If he had managed to get across that highway--I imagine him being
picked up safely by his father that night, whom you see here on my
right--then, as an African American male, his life expectancy would
have been 73 years. The life expectancy of White males in this country,
including me, is 78 years. Now, it is a great tragedy--a great, great
tragedy--that we stole 50 years of life from this one boy, but how much
greater tragedy is it that we steal 5 years of life from 40 million?
We are in danger at this point of becoming a society that is not
colorblind, not blind to color, but, rather, a country that is blind to
racism. There is an easy way to end this problem. It is called doing
something about it.
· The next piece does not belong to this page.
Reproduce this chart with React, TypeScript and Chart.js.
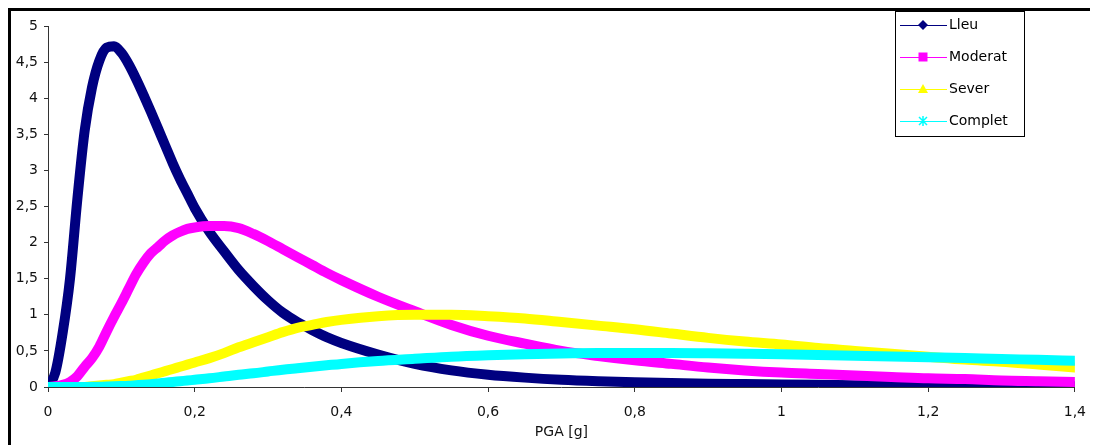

It is called pulling ourselves together in the same
way that we began to do in the 1960s: acknowledging these differences,
and then remedying them.
I well recall that in the current Presidential election, the former
Governor of my State, Jeb Bush, spent $125 million on his campaign and
got four votes--four votes, convention votes. But I remember that it
never came up that Jeb Bush wiped out, destroyed, eliminated, blew up
affirmative action in my State of Florida--and now it is gone.
So the question before us is, writ small: How do we acknowledge that
Black lives matter? How do we acknowledge that a terrible tragedy took
place here and robbed this good young man of his life? And, writ large,
what do we finally do--finally, finally, finally--50 years after the
civil rights movement began, to end inequality in this country, end it?
It starts with justice, and it ends with equality. Not just the
pablum of equality of opportunity, that buzz phrase that we use in
order to solve our consciences, but, rather, the equality of results:
an America where an African American boy is just as likely to go to
college as a White boy; an America where an African American is just as
likely to earn as much money as a White, and, for God's sake, an
African American can live as long as a White man does.
Mr. Speaker, I yield back the balance of my time.